Sur la plage, devant moi, se trouve le canot de notre guide. Est-ce lui ou est-ce ma présence qui l’attire ? Nonchalamment, elle se rapproche encore. Elle musarde, reniflant le sable et l’eau. Je la vois de mieux en mieux. Elle porte quelques cicatrices sur le flanc, témoins des combats qu’elle a dû mener. Les caribous se nourrissent principalement de lichens. L’hiver, ils doivent creuser profondément dans la neige pour atteindre leur précieuse nourriture, formant ainsi des « cratères d’alimentation ». Ce sont souvent les mâles qui creusent les trous. Ensuite, les femelles les leur dispute pour pouvoir se nourrir et nourrir leurs petits. Les mâles ne peuvent opposer beaucoup de force aux femelles car ils ont pour la plupart, perdu leurs bois au début de l’hiver. Les femelles, qui portent également des bois, ne les perdront que tard, au printemps. Cette curiosité de la nature permet d’équilibrer les forces et que chacun puisse accéder à la nourriture.
La femelle ne se trouve plus qu’à une dizaine de mètres de moi, tout près du bateau. Elle hume l’air et me regarde.

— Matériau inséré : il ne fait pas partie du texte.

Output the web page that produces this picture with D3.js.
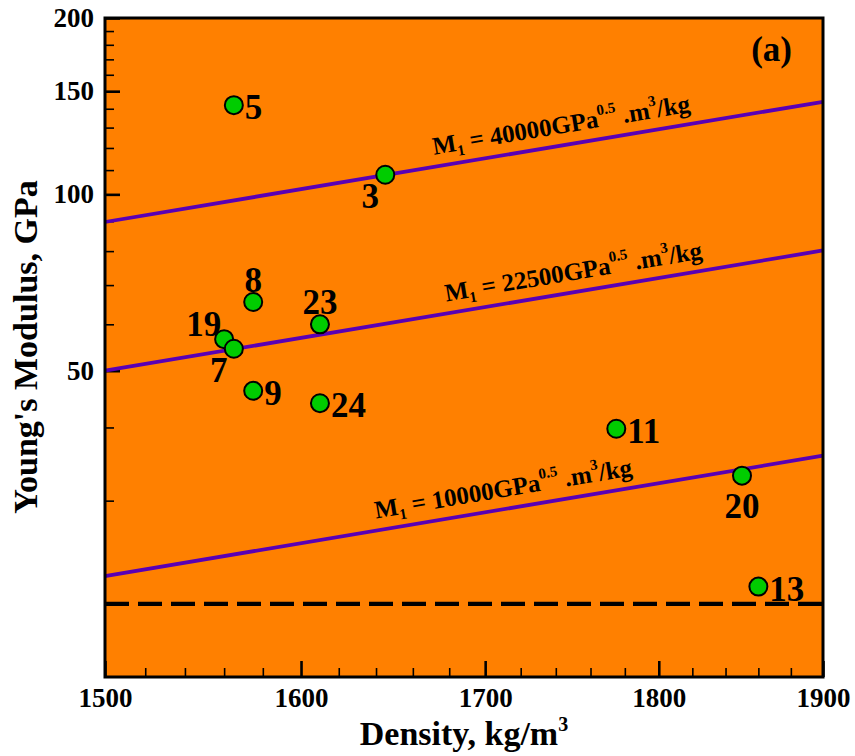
<!DOCTYPE html>
<html>
<head>
<meta charset="utf-8">
<script src="https://cdn.jsdelivr.net/npm/d3@7"></script>
<style>
  body { margin: 0; background: #ffffff; }
  text { font-family: "Liberation Serif", "Times New Roman", serif; font-weight: bold; fill: #000; }
</style>
</head>
<body>
<svg id="chart" width="855" height="756"></svg>
<script>
// Samples: id, density (kg/m3) and Young's modulus (GPa)
const sampleIds = ["5", "3", "8", "23", "19", "7", "9", "24", "11", "20", "13"];
const density   = [1565, 1645, 1575, 1610, 1560, 1565, 1575, 1610, 1775, 1850, 1860];
const modulus   = [142, 108, 65.5, 60, 56.6, 54.5, 46.2, 44, 39.8, 33.1, 21.4];
const labelSide = ["right", "below-left", "above", "above", "above-left", "below-left",
                   "right", "right", "right", "below", "right"];

// Lines of constant material index M1, given by their end values
const indexValues       = ["40000", "22500", "10000"];
const indexDensityEnds  = [1500, 1900];
const indexModulusStart = [89.7, 50, 22.3];
const indexModulusEnd   = [143.9, 80.2, 35.8];
const indexLabelDensity = [1745, 1752, 1712];

// Horizontal limit line
const limitModulus = 20;

// Axes
const xDomain = [1500, 1900];
const yDomain = [15, 200];
const xMajorTicks = [1500, 1600, 1700, 1800, 1900];
const yMajorTicks = [50, 100, 150, 200];
const xMinorTicks = d3.range(1520, 1900, 20).filter(v => v % 100 !== 0);
const yMinorTicks = d3.range(20, 200, 10).filter(v => v % 50 !== 0);

const panelTag = "(a)";

const W = 855, H = 756;
const margin = { left: 105, right: 32, top: 18, bottom: 79 };
const plotW = W - margin.left - margin.right;
const plotH = H - margin.top - margin.bottom;

const svg = d3.select("#chart");
const g = svg.append("g").attr("transform", `translate(${margin.left},${margin.top})`);

const x = d3.scaleLog().domain(xDomain).range([0, plotW]);
const y = d3.scaleLog().domain(yDomain).range([plotH, 0]);

// plot background
g.append("rect").attr("width", plotW).attr("height", plotH).attr("fill", "#ff8000");

// minor ticks
const yMinor = g.append("g").call(d3.axisLeft(y).tickValues(yMinorTicks).tickSize(-9).tickFormat(""));
const xMinor = g.append("g").attr("transform", `translate(0,${plotH})`)
  .call(d3.axisBottom(x).tickValues(xMinorTicks).tickSize(-9).tickFormat(""));
[yMinor, xMinor].forEach(a => {
  a.select(".domain").remove();
  a.selectAll("line").attr("stroke", "#000").attr("stroke-width", 1.6);
});

// major ticks with labels
const yAxis = g.append("g").call(d3.axisLeft(y).tickValues(yMajorTicks).tickSize(-15).tickPadding(11).tickFormat(d3.format("d")));
const xAxis = g.append("g").attr("transform", `translate(0,${plotH})`)
  .call(d3.axisBottom(x).tickValues(xMajorTicks).tickSize(-16).tickPadding(11).tickFormat(d3.format("d")));
[yAxis, xAxis].forEach(a => {
  a.attr("font-size", 27).attr("font-family", null);
  a.select(".domain").remove();
  a.selectAll("line").attr("stroke", "#000").attr("stroke-width", 2.6);
  a.selectAll("text").attr("fill", "#000").style("font-size", "27px").style("font-weight", "bold");
});

// constant-index lines
const indexLines = indexValues.map((v, i) => ({
  name: v,
  p0: [x(indexDensityEnds[0]), y(indexModulusStart[i])],
  p1: [x(indexDensityEnds[1]), y(indexModulusEnd[i])],
  labelAt: indexLabelDensity[i]
}));

g.selectAll("line.index").data(indexLines).join("line")
  .attr("class", "index")
  .attr("x1", d => d.p0[0]).attr("y1", d => d.p0[1])
  .attr("x2", d => d.p1[0]).attr("y2", d => d.p1[1])
  .attr("stroke", "#5a00b4").attr("stroke-width", 3.8);

indexLines.forEach(d => {
  const ang = Math.atan2(d.p1[1] - d.p0[1], d.p1[0] - d.p0[0]) * 180 / Math.PI;
  const px = x(d.labelAt);
  const t = (px - d.p0[0]) / (d.p1[0] - d.p0[0]);
  const py = d.p0[1] + t * (d.p1[1] - d.p0[1]);
  const txt = g.append("text")
    .attr("transform", `translate(${px},${py}) rotate(${ang})`)
    .attr("y", -12).attr("text-anchor", "middle").attr("font-size", 25);
  txt.append("tspan").text("M");
  txt.append("tspan").attr("font-size", 15).attr("dy", 5).text("1");
  txt.append("tspan").attr("dy", -5).text(" = " + d.name + "GPa");
  txt.append("tspan").attr("font-size", 15).attr("dy", -12).text("0.5");
  txt.append("tspan").attr("dy", 12).text(" .m");
  txt.append("tspan").attr("font-size", 15).attr("dy", -12).text("3");
  txt.append("tspan").attr("dy", 12).text("/kg");
});

// limit line
g.append("line")
  .attr("x1", 0).attr("x2", plotW)
  .attr("y1", y(limitModulus)).attr("y2", y(limitModulus))
  .attr("stroke", "#000").attr("stroke-width", 4.2).attr("stroke-dasharray", "24,9");

// sample labels
const sideOffset = {
  "right":      { dx: 11,  dy: 14,  anchor: "start" },
  "below":      { dx: 0,   dy: 42,  anchor: "middle" },
  "below-left": { dx: -15, dy: 33,  anchor: "middle" },
  "above":      { dx: 0,   dy: -10, anchor: "middle" },
  "above-left": { dx: -3,  dy: -3,  anchor: "end" }
};
const samples = sampleIds.map((id, i) => ({ id, rho: density[i], E: modulus[i], side: labelSide[i] }));

g.selectAll("text.sample").data(samples).join("text")
  .attr("class", "sample")
  .attr("x", d => x(d.rho) + sideOffset[d.side].dx)
  .attr("y", d => y(d.E) + sideOffset[d.side].dy)
  .attr("text-anchor", d => sideOffset[d.side].anchor)
  .attr("font-size", 35)
  .text(d => d.id);

// sample markers
g.selectAll("circle.sample").data(samples).join("circle")
  .attr("class", "sample")
  .attr("cx", d => x(d.rho)).attr("cy", d => y(d.E)).attr("r", 9)
  .attr("fill", "#00cc00").attr("stroke", "#000").attr("stroke-width", 2);

// panel tag
g.append("text").attr("x", plotW - 31).attr("y", 43).attr("text-anchor", "end")
  .attr("font-size", 35).text(panelTag);

// frame
g.append("rect").attr("width", plotW).attr("height", plotH)
  .attr("fill", "none").attr("stroke", "#000").attr("stroke-width", 3);

// axis titles
const xt = svg.append("text").attr("x", margin.left + plotW / 2).attr("y", 745)
  .attr("text-anchor", "middle").attr("font-size", 34);
xt.append("tspan").text("Density, kg/m");
xt.append("tspan").attr("font-size", 20).attr("dy", -14).text("3");

svg.append("text").attr("transform", "translate(37,347) rotate(-90)")
  .attr("text-anchor", "middle").attr("font-size", 34).text("Young's Modulus, GPa");
</script>
</body>
</html>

Soudain, la tuile : la fin du rouleau ! Mon appareil se met à rembobiner la pellicule ! Je me fige, espérant que l’animal ne sera pas effrayé. Mais si le bruit du moteur, très faible, ne l’effraye pas, je me dis qu’un changement de pellicule est une toute autre chose …

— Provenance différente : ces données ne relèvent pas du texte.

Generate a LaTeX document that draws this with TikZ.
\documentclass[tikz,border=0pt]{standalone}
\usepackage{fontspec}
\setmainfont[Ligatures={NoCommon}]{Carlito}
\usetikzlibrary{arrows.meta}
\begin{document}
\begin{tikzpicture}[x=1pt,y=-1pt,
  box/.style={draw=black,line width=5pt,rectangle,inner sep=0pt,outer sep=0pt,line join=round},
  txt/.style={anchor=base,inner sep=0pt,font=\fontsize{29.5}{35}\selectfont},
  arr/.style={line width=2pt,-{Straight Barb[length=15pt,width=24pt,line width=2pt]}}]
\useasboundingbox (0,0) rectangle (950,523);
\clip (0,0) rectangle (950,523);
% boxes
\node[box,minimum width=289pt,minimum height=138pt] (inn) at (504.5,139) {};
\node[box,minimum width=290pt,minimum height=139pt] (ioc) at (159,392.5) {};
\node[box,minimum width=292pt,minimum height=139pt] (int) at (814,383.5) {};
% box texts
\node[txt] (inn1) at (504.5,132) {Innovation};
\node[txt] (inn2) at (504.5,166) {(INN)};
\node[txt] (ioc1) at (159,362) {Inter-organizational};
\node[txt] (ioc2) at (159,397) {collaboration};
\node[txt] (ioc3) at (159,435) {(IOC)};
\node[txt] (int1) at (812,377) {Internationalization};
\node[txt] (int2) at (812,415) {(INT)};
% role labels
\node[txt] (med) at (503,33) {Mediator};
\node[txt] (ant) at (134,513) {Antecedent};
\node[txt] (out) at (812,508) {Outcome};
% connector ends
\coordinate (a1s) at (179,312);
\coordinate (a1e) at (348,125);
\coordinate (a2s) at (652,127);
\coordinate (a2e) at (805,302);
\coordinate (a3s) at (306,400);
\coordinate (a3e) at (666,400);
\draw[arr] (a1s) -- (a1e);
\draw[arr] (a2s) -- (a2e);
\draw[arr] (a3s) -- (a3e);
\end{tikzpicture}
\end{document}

Me voilà dans une situation qui a posé problème à plus d’un photographe : faut-il prendre le risque de changer la pellicule et de faire ainsi fuir l’animal ou rester assise à le regarder sans bouger ?
Depuis le début de l’approche, j’étais figée derrière mon boîtier, découvrant au minimum mon visage pour éviter d’être immédiatement cataloguée comme humain. Je misais au maximum sur la faible acuité visuelle de l’animal. Maintenant, je me dis que je peux jouer franc-jeu. A la distance où elle se trouve, il est de toute façon impossible qu’elle ne m’ait pas identifiée.
Devenu inutile, j’abaisse tout doucement mon appareil photo et le pose sur mes genoux sans la quitter des yeux. Elle me regarde et fait un pas en avant, doucement. Elle m’observe en tournant délicatement la tête. Je distingue parfaitement le blanc autour de ses yeux. Elle a un regard profond et magnifique. Elle se tient là, tranquillement, sans donner la moindre trace de crainte.
Le mâle est resté en arrière. Il n’a pas bougé de sa position initiale, et observe la scène de loin.
Finalement, je décide de tenter le coup. Doucement, le plus lentement possible, je sors une pellicule de ma poche. Sans quitter la femelle des yeux pour parer à un mouvement de peur de sa part, j’ouvre mon appareil et procède à l’échange des bobines. Une fois fait, je le referme, sous le regard curieux de l’animal qui, lui non plus, ne me quitte pas. Je lui souris et je remonte doucement l’appareil devant mes yeux. De nouveau les déclics s’enchaînent. Elle est tellement près que j’ai du mal à la caser dans l’image. Malheureusement, l’animal est en fort contre-jour avec le plan d’eau derrière lui.
Lentement, elle se retourne et commence à s’en aller. Le mâle, quant à lui, montre toujours de forts signes d’impatience.
Est-ce pour le faire enrager que la femelle repart presque aussi calmement qu’elle s’est approchée ?
Au bout de quelques minutes, elle l’a rejoint et ils partent tous deux vers le soleil levant, disparaissant derrière l’angle de la berge d’une baie voisine.
Dès qu’ils sont hors de vue, nous nous précipitons pour voir vers quel endroit ils se dirigent. Mais lorsque nous arrivons dans la baie, ils ne sont déjà plus là. Il ne reste que leurs empreintes sur le sol qui se perdent dans l’eau pour témoigner de leur passage.